The DOL's public-private partnership (PPP) with Siemens - to deliver IT systems - concludes at the end of this month, after 10 years. What initially started off as a contract for R1.2 billion, controversially inflated to R2 billion, and the department now says the costs for the termination support have not yet been negotiated.
The cost of the termination support will be in addition to the R2 billion costs already incurred.
In February 2011, the IT contract between Siemens and the department was put under investigation due to non-delivery, among other issues.
The budget overruns are attributed mainly to additional services and the rise in the consumer price index, according to the department.
EOH will provide termination support for about 12 months. "We did not appoint EOH," says the department. It explains that Siemens sold 100% of its IT Solutions and Services in SA to EOH.
"The contract makes provision for a termination support period of up to 12 months, which allows for transition and handover. During this period, EOH will provide continuity of ICT services, as well as wrap up any outstanding project work."
The department admits that by 2003, it should have had an exit strategy, but by 2011 there was still no exit plan. "The end of this contract marks a new frontier in ICT for the department through the establishment of a new ICT operating model focused on building internal capacity."
The department also appointed technology services company Accenture to help it with an exit strategy from its contract with Siemens.
This was questioned by labour Parliamentary portfolio committee members, because the appointment was made without a tender process.
"Accenture came in on a specific scope to develop an exit and services plan and the ICT strategy. It did not come in to replace Siemens," says the DOL.
After previously stating non-delivery of services for the termination of the contract, the DOL now says the current PPP model will not meet the organisation's changing needs in the future.

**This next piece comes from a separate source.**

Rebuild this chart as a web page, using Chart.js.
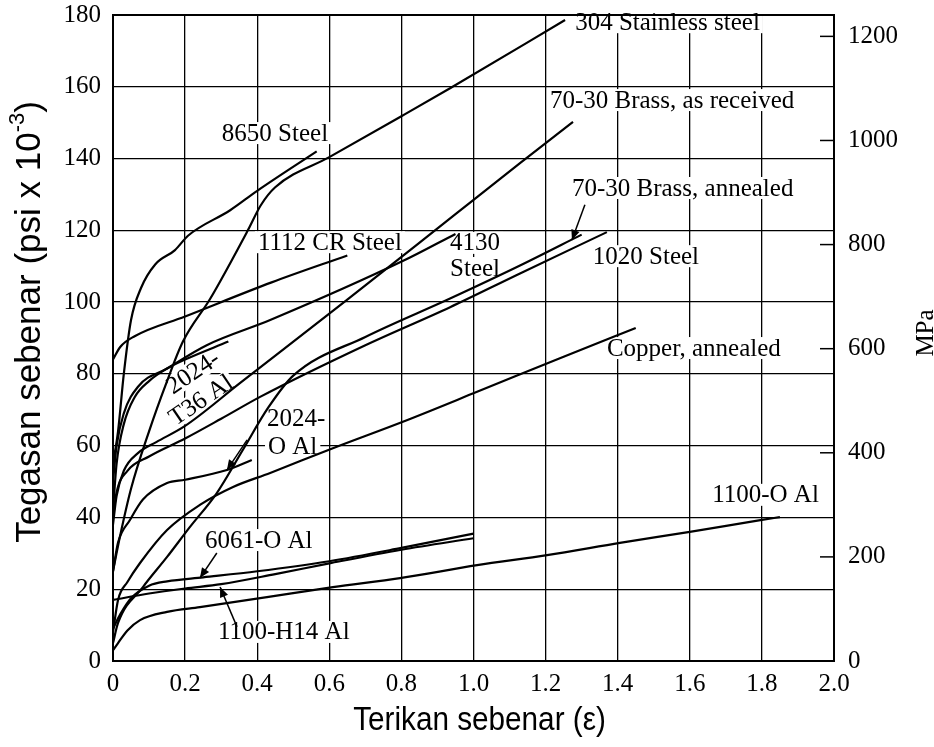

"The PPP was the first partnership in SA of its kind and has no doubt encountered many obstacles. Challenges have been experienced in project delays and changing business requirements; however, this is not uncommon in the industry."
The department is working with Siemens on the exit and services transfer project to hand over information and services to the department.
"PricewaterhouseCoopers has been appointed as transaction advisor to assist the department in issuing requests for proposals and selecting ICT service vendors."
The department last month admitted its exit from the Siemens contract posed risks and threats.
CIO Thabo Sefali said expected threats are increased levels of attrition with the current Siemens resource pool, procurement of services that may result in higher than expected costs, the transition to a new operating model, representing an inherent risk in operational stability, and other security risks.
However, he added the threats are being attended to and the DOL is working on plans to mitigate them.
In October, it also announced a new five-year ICT strategy. It said this is to help it enter a new phase of modernisation to increase its operational efficiencies and strengthen its institutional capacity.
1998 was the last time the department had an ICT strategy.